Short task: Copy the lines below as they are; omit the images they contain.

<<<<

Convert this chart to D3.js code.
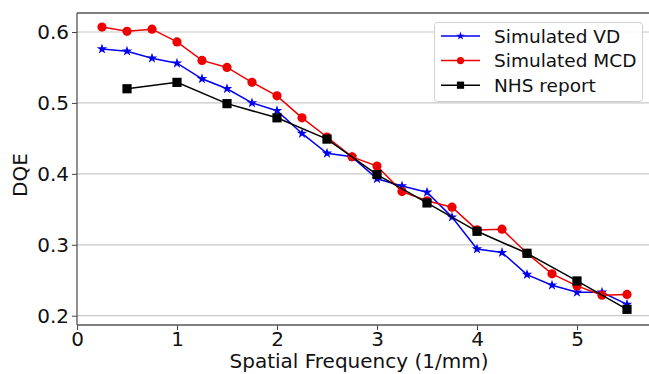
<!DOCTYPE html>
<html><head><meta charset="utf-8">
<script src="https://cdn.jsdelivr.net/npm/d3@7"></script>
<style>body{margin:0;background:#fff}svg{display:block}text{font-family:"DejaVu Sans",sans-serif;fill:#111}</style>
</head><body><svg id="c" width="649" height="374"></svg>
<script>
const freqSim = [0.25,0.5,0.75,1.0,1.25,1.5,1.75,2.0,2.25,2.5,2.75,3.0,3.25,3.5,3.75,4.0,4.25,4.5,4.75,5.0,5.25,5.5];
const vdValues = [0.576,0.573,0.563,0.556,0.534,0.520,0.500,0.489,0.457,0.429,0.424,0.393,0.383,0.374,0.339,0.294,0.289,0.258,0.243,0.233,0.233,0.216];
const mcdValues = [0.607,0.601,0.604,0.586,0.560,0.550,0.529,0.510,0.479,0.452,0.424,0.411,0.375,0.362,0.353,0.321,0.322,0.288,0.259,0.242,0.229,0.230];
const freqNhs = [0.5,1.0,1.5,2.0,2.5,3.0,3.5,4.0,4.5,5.0,5.5];
const nhsValues = [0.520,0.529,0.499,0.479,0.449,0.399,0.359,0.319,0.288,0.249,0.209];
const xTicks = [0,1,2,3,4,5];
const yTicks = [0.2,0.3,0.4,0.5,0.6];
const seriesNames = ["Simulated VD","Simulated MCD","NHS report"];

const svg = d3.select("#c");
const L=77, T=13, R=655, B=325;
const x = d3.scaleLinear().domain([0,5.78]).range([L,R]);
const y = d3.scaleLinear().domain([0.1869,0.6268]).range([B,T]);

// grid
svg.append("g").selectAll("line").data(yTicks).join("line")
  .attr("x1",L).attr("x2",R).attr("y1",d=>y(d)).attr("y2",d=>y(d))
  .attr("stroke","#c8c8c8").attr("stroke-width",1.2);

// axes
const ax = svg.append("g").attr("transform",`translate(0,${B})`)
  .call(d3.axisBottom(x).tickValues(xTicks).tickFormat(d3.format("d")).tickSize(5).tickPadding(2));
const ay = svg.append("g").attr("transform",`translate(${L},0)`)
  .call(d3.axisLeft(y).tickValues(yTicks).tickFormat(d3.format(".1f")).tickSize(5).tickPadding(3));
[ax,ay].forEach(g=>{
  g.select(".domain").remove();
  g.selectAll(".tick line").attr("stroke","#444").attr("stroke-width",1);
  g.selectAll(".tick text").attr("font-size",20).attr("fill","#111").style("font-family","DejaVu Sans");
});
// spines
svg.append("line").attr("x1",L).attr("x2",L).attr("y1",T).attr("y2",B).attr("stroke","#555").attr("stroke-width",1.3);
svg.append("line").attr("x1",L).attr("x2",R).attr("y1",T).attr("y2",T).attr("stroke","#555").attr("stroke-width",1.3);
svg.append("line").attr("x1",L).attr("x2",R).attr("y1",B).attr("y2",B).attr("stroke","#555").attr("stroke-width",1.3);

// labels
svg.append("text").attr("x",359).attr("y",368).attr("text-anchor","middle").attr("font-size",20).text("Spatial Frequency (1/mm)");
svg.append("text").attr("transform","translate(27,175) rotate(-90)").attr("text-anchor","middle").attr("font-size",20).text("DQE");

const line = d3.line().x(d=>x(d[0])).y(d=>y(d[1]));
const star = d3.symbol().type(d3.symbolStar).size(34);
const series = [
  {name:seriesNames[0], xs:freqSim, ys:vdValues, color:"#0000ee", marker:"star"},
  {name:seriesNames[1], xs:freqSim, ys:mcdValues, color:"#ee0000", marker:"circle"},
  {name:seriesNames[2], xs:freqNhs, ys:nhsValues, color:"#000000", marker:"square"}
];
function drawMarker(g, m, color){
  if(m==="star") g.append("path").attr("d",star()).attr("fill",color);
  else if(m==="circle") g.append("circle").attr("r",4.6).attr("fill",color);
  else g.append("rect").attr("x",-4.6).attr("y",-4.6).attr("width",9.2).attr("height",9.2).attr("fill",color);
}
series.forEach(s=>{
  const pts = s.xs.map((v,i)=>[v,s.ys[i]]);
  svg.append("path").attr("d",line(pts)).attr("fill","none").attr("stroke",s.color).attr("stroke-width",1.5);
  pts.forEach(p=>{
    const g = svg.append("g").attr("transform",`translate(${x(p[0])},${y(p[1])})`);
    drawMarker(g,s.marker,s.color);
  });
});

// legend
const lg = svg.append("g");
lg.append("rect").attr("x",434.5).attr("y",22.5).attr("width",208).attr("height",79).attr("rx",3)
  .attr("fill","white").attr("fill-opacity",0.85).attr("stroke","#d0d0d0").attr("stroke-width",1);
series.forEach((s,i)=>{
  const yy = 36 + i*24.6;
  lg.append("line").attr("x1",441).attr("x2",480).attr("y1",yy).attr("y2",yy).attr("stroke",s.color).attr("stroke-width",1.5);
  const g = lg.append("g").attr("transform",`translate(460.5,${yy})`);
  if(s.marker==="star") g.append("path").attr("d",d3.symbol().type(d3.symbolStar).size(22)()).attr("fill",s.color);
  else if(s.marker==="circle") g.append("circle").attr("r",3.6).attr("fill",s.color);
  else g.append("rect").attr("x",-3.6).attr("y",-3.6).attr("width",7.2).attr("height",7.2).attr("fill",s.color);
  lg.append("text").attr("x",494).attr("y",yy+6.5).attr("font-size",18.5).text(s.name);
});
</script></body></html>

>>>>

The answer:
Convert this chart to D3.js code.
<!DOCTYPE html>
<html><head><meta charset="utf-8">
<script src="https://cdn.jsdelivr.net/npm/d3@7"></script>
<style>body{margin:0;background:#fff}svg{display:block}text{font-family:"DejaVu Sans",sans-serif;fill:#111}</style>
</head><body><svg id="c" width="649" height="374"></svg>
<script>
const freqSim = [0.25,0.5,0.75,1.0,1.25,1.5,1.75,2.0,2.25,2.5,2.75,3.0,3.25,3.5,3.75,4.0,4.25,4.5,4.75,5.0,5.25,5.5];
const vdValues = [0.576,0.573,0.563,0.556,0.534,0.520,0.500,0.489,0.457,0.429,0.424,0.393,0.383,0.374,0.339,0.294,0.289,0.258,0.243,0.233,0.233,0.216];
const mcdValues = [0.607,0.601,0.604,0.586,0.560,0.550,0.529,0.510,0.479,0.452,0.424,0.411,0.375,0.362,0.353,0.321,0.322,0.288,0.259,0.242,0.229,0.230];
const freqNhs = [0.5,1.0,1.5,2.0,2.5,3.0,3.5,4.0,4.5,5.0,5.5];
const nhsValues = [0.520,0.529,0.499,0.479,0.449,0.399,0.359,0.319,0.288,0.249,0.209];
const xTicks = [0,1,2,3,4,5];
const yTicks = [0.2,0.3,0.4,0.5,0.6];
const seriesNames = ["Simulated VD","Simulated MCD","NHS report"];

const svg = d3.select("#c");
const L=77, T=13, R=655, B=325;
const x = d3.scaleLinear().domain([0,5.78]).range([L,R]);
const y = d3.scaleLinear().domain([0.1869,0.6268]).range([B,T]);

// grid
svg.append("g").selectAll("line").data(yTicks).join("line")
  .attr("x1",L).attr("x2",R).attr("y1",d=>y(d)).attr("y2",d=>y(d))
  .attr("stroke","#c8c8c8").attr("stroke-width",1.2);

// axes
const ax = svg.append("g").attr("transform",`translate(0,${B})`)
  .call(d3.axisBottom(x).tickValues(xTicks).tickFormat(d3.format("d")).tickSize(5).tickPadding(2));
const ay = svg.append("g").attr("transform",`translate(${L},0)`)
  .call(d3.axisLeft(y).tickValues(yTicks).tickFormat(d3.format(".1f")).tickSize(5).tickPadding(3));
[ax,ay].forEach(g=>{
  g.select(".domain").remove();
  g.selectAll(".tick line").attr("stroke","#444").attr("stroke-width",1);
  g.selectAll(".tick text").attr("font-size",20).attr("fill","#111").style("font-family","DejaVu Sans");
});
// spines
svg.append("line").attr("x1",L).attr("x2",L).attr("y1",T).attr("y2",B).attr("stroke","#555").attr("stroke-width",1.3);
svg.append("line").attr("x1",L).attr("x2",R).attr("y1",T).attr("y2",T).attr("stroke","#555").attr("stroke-width",1.3);
svg.append("line").attr("x1",L).attr("x2",R).attr("y1",B).attr("y2",B).attr("stroke","#555").attr("stroke-width",1.3);

// labels
svg.append("text").attr("x",359).attr("y",368).attr("text-anchor","middle").attr("font-size",20).text("Spatial Frequency (1/mm)");
svg.append("text").attr("transform","translate(27,175) rotate(-90)").attr("text-anchor","middle").attr("font-size",20).text("DQE");

const line = d3.line().x(d=>x(d[0])).y(d=>y(d[1]));
const star = d3.symbol().type(d3.symbolStar).size(34);
const series = [
  {name:seriesNames[0], xs:freqSim, ys:vdValues, color:"#0000ee", marker:"star"},
  {name:seriesNames[1], xs:freqSim, ys:mcdValues, color:"#ee0000", marker:"circle"},
  {name:seriesNames[2], xs:freqNhs, ys:nhsValues, color:"#000000", marker:"square"}
];
function drawMarker(g, m, color){
  if(m==="star") g.append("path").attr("d",star()).attr("fill",color);
  else if(m==="circle") g.append("circle").attr("r",4.6).attr("fill",color);
  else g.append("rect").attr("x",-4.6).attr("y",-4.6).attr("width",9.2).attr("height",9.2).attr("fill",color);
}
series.forEach(s=>{
  const pts = s.xs.map((v,i)=>[v,s.ys[i]]);
  svg.append("path").attr("d",line(pts)).attr("fill","none").attr("stroke",s.color).attr("stroke-width",1.5);
  pts.forEach(p=>{
    const g = svg.append("g").attr("transform",`translate(${x(p[0])},${y(p[1])})`);
    drawMarker(g,s.marker,s.color);
  });
});

// legend
const lg = svg.append("g");
lg.append("rect").attr("x",434.5).attr("y",22.5).attr("width",208).attr("height",79).attr("rx",3)
  .attr("fill","white").attr("fill-opacity",0.85).attr("stroke","#d0d0d0").attr("stroke-width",1);
series.forEach((s,i)=>{
  const yy = 36 + i*24.6;
  lg.append("line").attr("x1",441).attr("x2",480).attr("y1",yy).attr("y2",yy).attr("stroke",s.color).attr("stroke-width",1.5);
  const g = lg.append("g").attr("transform",`translate(460.5,${yy})`);
  if(s.marker==="star") g.append("path").attr("d",d3.symbol().type(d3.symbolStar).size(22)()).attr("fill",s.color);
  else if(s.marker==="circle") g.append("circle").attr("r",3.6).attr("fill",s.color);
  else g.append("rect").attr("x",-3.6).attr("y",-3.6).attr("width",7.2).attr("height",7.2).attr("fill",s.color);
  lg.append("text").attr("x",494).attr("y",yy+6.5).attr("font-size",18.5).text(s.name);
});
</script></body></html>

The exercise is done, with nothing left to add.